It’s been a while since I mentioned my course so I thought I’d give you a bit of an update.
For those that don’t know, in September I started an English Literature degree with the Open University. It’s always been a bit of an ambition of mine. I would have done English had I not needed a Law degree to be a solicitor and last year it crossed my mind that instead of dreaming about it, I could actually just get on and do it.
At the outset, I teetered between wild excitement at the prospect of being able to spend all day reading books and deep trepidation about the whole madcap scheme. Where did I think I was going to find sixteen hours a week? Could I really take on a commitment for six long years? Would I be able to concentrate long enough to read my books let alone come up with anything sensible to say?
I calmed my nerves in the stationery department of WHS as I salivated over lever arch files and highlighters and suddenly it was October and I was off!
It’s a slightly peculiar experience to be studying with the OU. Last time round I sat in lecture theatres scribbling frantically and had lots of people to chat things through with over coffee in the Union bar. With the OU it’s just not like that. I have a pile of course materials, a book of assignments and a timetable of tutorials. The rest is up to me.
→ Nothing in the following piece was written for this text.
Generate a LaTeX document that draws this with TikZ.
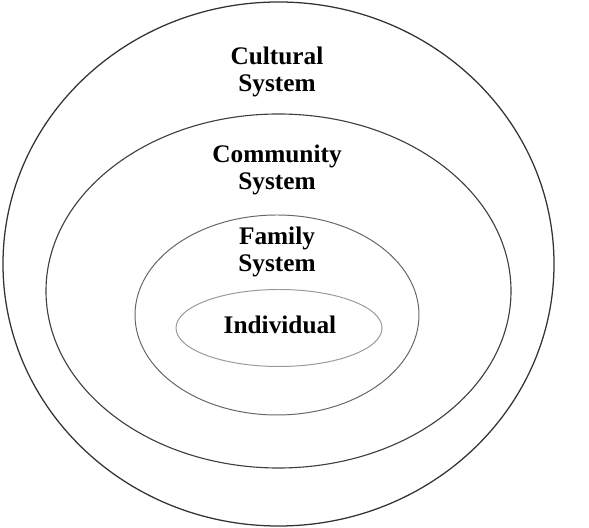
\documentclass[tikz,border=0pt]{standalone}
\usepackage{fontspec}
\setmainfont{Liberation Serif}
\usepackage{xcolor}
\usepackage{tikz}
\usetikzlibrary{shapes.geometric, positioning}

\tikzset{
    ring/.style={ellipse, draw, inner sep=0pt, outer sep=0pt},
    sysname/.style={align=center, font=\fontsize{18}{19.2}\selectfont\bfseries, inner sep=0pt}
}

\begin{document}
\begin{tikzpicture}
    \useasboundingbox (0,0) rectangle (14.725,13.2);

    % Nested system ellipses (outer to inner)
    \node[ring, draw=black!80, line width=0.9pt, minimum width=13.775cm, minimum height=13.1cm] (cultural) at (6.9625,6.6) {};
    \node[ring, draw=black!75, line width=0.8pt, minimum width=11.625cm, minimum height=8.85cm] (community) at (6.9625,5.925) {};
    \node[ring, draw=black!60, line width=0.7pt, minimum width=7.1cm, minimum height=5.0cm] (family) at (6.925,5.325) {};
    \node[ring, draw=black!40, line width=0.7pt, minimum width=5.15cm, minimum height=1.925cm] (individual) at (6.975,5.0) {};

    % Labels
    \node[sysname] (cultLbl) at (6.925,11.41) {Cultural\\System};
    \node[sysname] (commLbl) at (6.925,8.94) {Community\\System};
    \node[sysname] (famLbl) at (6.925,6.89) {Family\\System};
    \node[sysname] (indLbl) at (7.0,5.075) {Individual};
\end{tikzpicture}
\end{document}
And so far so good. This year’s course (AA100) is the foundation for all arts based courses and is designed to help learn the skills needed to complete a degree. It does this by introducing the students to a huge range of subjects. From Plato to Irish independence, from Cezanne to Christopher Marlowe we have scooted about the subjects spending a week on each before flying off at a tangent. It’s fascinating and most of it has been completely new to me.
Every five weeks or so, I hot foot it to Bradford University for a tutorial. Whilst there are twenty people in the group, only eleven have ever put in an appearance. We know absolutely nothing about each other, our tutor being a gruff Lancastrian with no time for small talk. I have no inkling why any of them are studying, what they are aiming for or how well they are doing. It’s all slightly strange. Still, I suppose they know nothing about me.
I am managing to keep up with the timetable by trying to keep a week ahead of the game so that I have time in hand for unseen eventualities – sick kids, work, half terms. And now, with the end of the first year in sight, I am starting to look at what to do next. There is so much choice that it’s hard to know which direction to take. I could choose to study virtually anything I want. It’s so exciting.
Next year it all steps up a gear – less hand holding, higher standards and an exam. It’s a bit daunting but not as scary as taking that first step was. In the meantime, I shall continue to follow my timetable religiously and enjoy getting a discount at the cinema with my NUS card!